What does an integrated view of knowledge consist of? Four elements — which we’ll call domains, acknowledging that each is typically highly developed as a separate functional entity. The four are (1) personal human knowledge (Domain P), (2) documents (Domain D), (3) infostructure (computing and communications technologies — Domain I); and (4) culture, a catch-all category for everything else that matters (Domain C). Like the elephant, each of the four “domains” is an essential piece of the knowledge puzzle — and the whole must be managed as a coordinated team.
Note that these roughly correspond to the four levels within the ‘epistemic pyramid‘: data (= infostructure). information (=documents), knowledge (=people). and intelligence (= culture.)
In most large organizations, the four knowledge domains show little in the way of functional overlap. People are ‘managed’ — hired, trained, incentivized, rewarded, promoted, disciplined — out of Human Resources. Enterprise documents are managed out of the library or knowledge management (or equivalent). Infostructure is managed out of IT. And culture is managed out of the senior executive team.

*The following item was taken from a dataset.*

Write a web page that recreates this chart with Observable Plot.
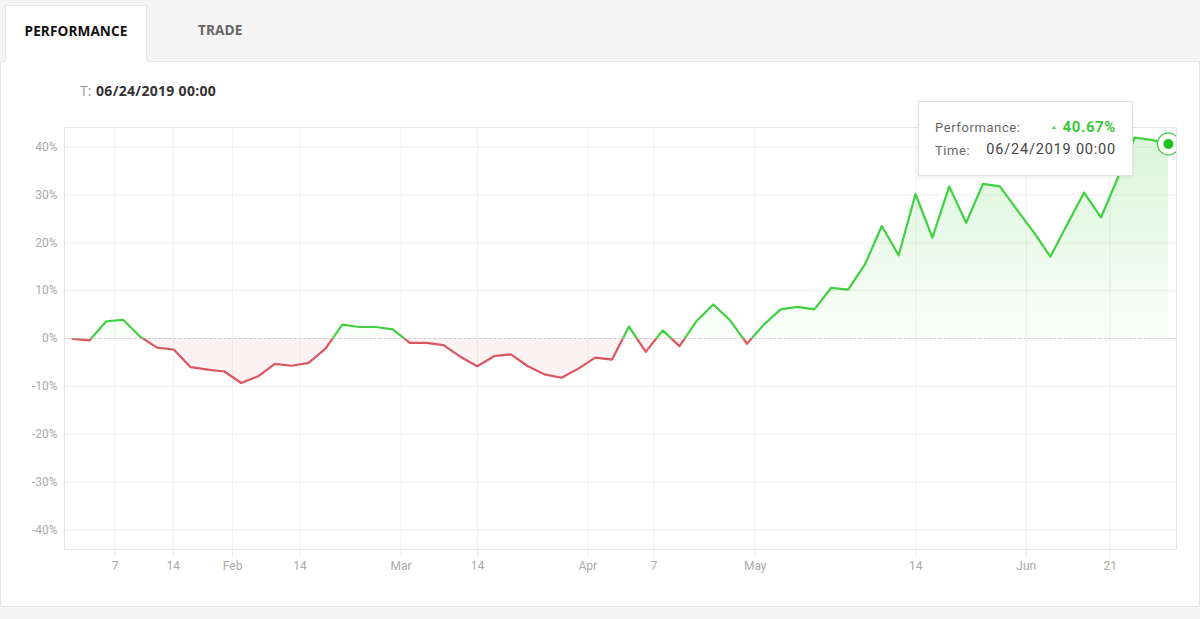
<!DOCTYPE html>
<html>
<head>
<meta charset="utf-8">
<script src="https://cdn.jsdelivr.net/npm/d3@7"></script>
<script src="https://cdn.jsdelivr.net/npm/@observablehq/plot@0.6"></script>
<style>
  html, body { margin: 0; padding: 0; }
  body { width: 1200px; height: 619px; overflow: hidden; background: #f4f4f4; position: relative; font-family: "Open Sans", sans-serif; }
  .tabs { position: absolute; left: 0; top: 0; width: 1200px; height: 61px; background: #f4f4f4; }
  .tab { position: absolute; top: 5px; height: 56px; font-weight: 700; font-size: 13.6px; line-height: 50px; letter-spacing: 0.1px; }
  .tab1 { left: 5px; width: 142px; background: #fff; color: #111; text-align: center; border: 1px solid #e8e8e8; border-bottom: none; box-sizing: border-box; z-index: 2; height: 57px; }
  .tab2 { left: 198px; color: #666; }
  .card { position: absolute; left: 0; top: 61px; width: 1200px; height: 546px; background: #fff; border: 1px solid #e8e8e8; box-sizing: border-box; }
  .stamp { position: absolute; left: 80px; top: 81px; font-size: 14px; color: #999; }
  .stamp b { color: #333; font-weight: 700; margin-left: 1px; letter-spacing: 0.3px; }
  #chart { position: absolute; left: 0; top: 100px; }
  .tip { position: absolute; left: 918px; top: 101px; width: 215px; height: 75px; box-sizing: border-box; background: #fff; border: 1px solid #e2e2e2; box-shadow: 0 1px 4px rgba(0,0,0,0.08); font-family: Roboto, sans-serif; z-index: 5; }
  .tip .row { position: absolute; left: 16px; right: 16px; font-size: 13px; color: #666; letter-spacing: 0.6px; }
  .tip .r1 { top: 18px; }
  .tip .r2 { top: 41px; }
  .tip .val { position: absolute; right: 0; top: -2px; }
  .tip .pct { color: #3cc83c; font-weight: 700; font-size: 15px; letter-spacing: 0.6px; }
  .tip .arr { font-size: 6px; vertical-align: 3px; margin-right: 5px; }
  .tip .time { color: #444; font-size: 14.5px; letter-spacing: 0.8px; }
</style>
</head>
<body>
<div class="tabs">
  <div class="tab tab1">PERFORMANCE</div>
  <div class="tab tab2">TRADE</div>
</div>
<div class="card"></div>
<div class="stamp">T: <b id="stampDate"></b></div>
<div id="chart"></div>
<div class="tip">
  <div class="row r1">Performance:<span class="val pct"><span class="arr">▲</span><span id="tipPct"></span></span></div>
  <div class="row r2">Time:<span class="val time" id="tipTime"></span></div>
</div>
<script>
// Performance (%) per data point, in order
const values = [-0.1, -0.4, 3.6, 3.9, 0.4, -1.9, -2.3, -6.0, -6.5, -6.9,
  -9.3, -7.9, -5.3, -5.7, -5.1, -2.1, 2.9, 2.4, 2.4, 1.9,
  -0.9, -0.9, -1.4, -3.8, -5.8, -3.7, -3.3, -5.8, -7.5, -8.2,
  -6.3, -4.0, -4.4, 2.5, -2.8, 1.7, -1.6, 3.6, 7.1, 3.8,
  -1.1, 2.9, 6.1, 6.6, 6.1, 10.6, 10.2, 15.5, 23.5, 17.4,
  30.2, 21.1, 31.8, 24.2, 32.3, 31.8, 27.0, 22.3, 17.1, 23.9,
  30.5, 25.3, 33.6, 42.0, 41.5, 40.67];
// x tick positions (in data-point index units) and their labels
const tickIdx = [2.52, 5.97, 9.49, 13.49, 19.48, 24.02, 30.56, 34.48, 40.49, 50.02, 56.57, 61.55];
const tickLabels = ["7", "14", "Feb", "14", "Mar", "14", "Apr", "7", "May", "14", "Jun", "21"];
const yTicks = [-40, -30, -20, -10, 0, 10, 20, 30, 40];
const lastTime = "06/24/2019 00:00";

const GREEN = "#3fd13f", RED = "#dc5662";
const data = values.map((v, i) => ({i, v}));
const last = data[data.length - 1];
const labelMap = new Map(tickIdx.map((t, k) => [t, tickLabels[k]]));

document.getElementById("stampDate").textContent = lastTime;
document.getElementById("tipTime").textContent = lastTime;
document.getElementById("tipPct").textContent = last.v.toFixed(2) + "%";

const plot = Plot.plot({
  width: 1200, height: 490,
  marginLeft: 64, marginRight: 24, marginTop: 27, marginBottom: 41,
  style: {fontFamily: "Roboto, sans-serif", fontSize: "12px", background: "transparent", overflow: "visible"},
  x: {domain: [-0.48, values.length - 1 + 0.48], axis: null, label: null},
  y: {domain: [-44.1, 44.1], axis: null, label: null},
  marks: [
    Plot.ruleY(yTicks, {stroke: "#efefef"}),
    Plot.ruleX(tickIdx, {stroke: "#efefef"}),
    Plot.frame({stroke: "#e6e6e6"}),
    Plot.areaY(data, {x: "i", y: "v", fill: "url(#perfArea)"}),
    Plot.ruleY([0], {stroke: "#cccccc", strokeDasharray: "2,3"}),
    Plot.line(data, {x: "i", y: "v", stroke: GREEN, strokeWidth: 2.2}),
    Plot.line(data, {x: "i", y: "v", stroke: RED, strokeWidth: 2.2}),
    Plot.dot([last], {x: "i", y: "v", r: 11, fill: "white", stroke: GREEN, strokeWidth: 1.2, clip: true}),
    Plot.dot([last], {x: "i", y: "v", r: 5, fill: "#1ec41e", clip: true}),
    Plot.axisX(tickIdx, {tickSize: 8, tickPadding: 4, stroke: "#ececec", fill: "#aaa", tickFormat: d => labelMap.get(d), label: null}),
    Plot.axisY(yTicks, {tickSize: 0, tickPadding: 7, fill: "#aaa", tickFormat: d => d + "%", label: null})
  ]
});

// zero position from the y scale
const ys = plot.scale("y");
const yOf = v => ys.range[0] + (v - ys.domain[0]) / (ys.domain[1] - ys.domain[0]) * (ys.range[1] - ys.range[0]);
const y0 = yOf(0), yTop = yOf(ys.domain[1]), yBot = yOf(ys.domain[0]);

const svg = d3.select(plot);
const defs = svg.insert("defs", ":first-child");
const g = defs.append("linearGradient").attr("id", "perfArea").attr("gradientUnits", "userSpaceOnUse")
  .attr("x1", 0).attr("x2", 0).attr("y1", yTop).attr("y2", yBot);
const f0 = (y0 - yTop) / (yBot - yTop);
[[0, "rgb(60,205,60)", 0.2], [f0, "rgb(60,205,60)", 0.02], [f0, "rgb(220,86,98)", 0.07], [1, "rgb(220,86,98)", 0.12]]
  .forEach(([o, c, a]) => g.append("stop").attr("offset", o).attr("stop-color", c).attr("stop-opacity", a));
defs.append("clipPath").attr("id", "clipUp").append("rect").attr("x", 0).attr("y", -50).attr("width", 1200).attr("height", y0 + 50);
defs.append("clipPath").attr("id", "clipDown").append("rect").attr("x", 0).attr("y", y0).attr("width", 1200).attr("height", 600);
const lines = svg.selectAll('g[aria-label="line"]').nodes();
if (lines[0]) lines[0].setAttribute("clip-path", "url(#clipUp)");
if (lines[1]) lines[1].setAttribute("clip-path", "url(#clipDown)");

document.getElementById("chart").appendChild(plot);
</script>
</body>
</html>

The obvious problem is that, in practice, most real-world knowledge challenges involve more than one of the domains — and sometimes all four are engaged. We had a client once where the ‘presenting problem’ was a series of lapses in updating a central database of use to other workers. After some inquiry, we learned that there were morale problems causing work outages and the need for greater-then-usual overtime payments — that i turn caused lapses in updating this core shared resource.
To map along our Four Domains model, the people (Domain P) were lagging in updating the documents (Domain D, supported by I). Once we were able to identify and assess these forces in play, a solution was articulated and championed by the senior team (Domain C) — that included elements in each of the three other domains, as well as a reminder of the overarching purpose and value of the activity. Knowledge Resources Management (KRM) is the name we’ve given this cross-disciplinary inclusive approach.
While we can speak of Knowledge as an enterprise resource in a theoretical sense, in practice it involves coordinated management across these different — and typically siloed — enterprise domains. While technology-based linkages can assist in bridging these divides, it requires the vision and will of senior leadership to make this happen.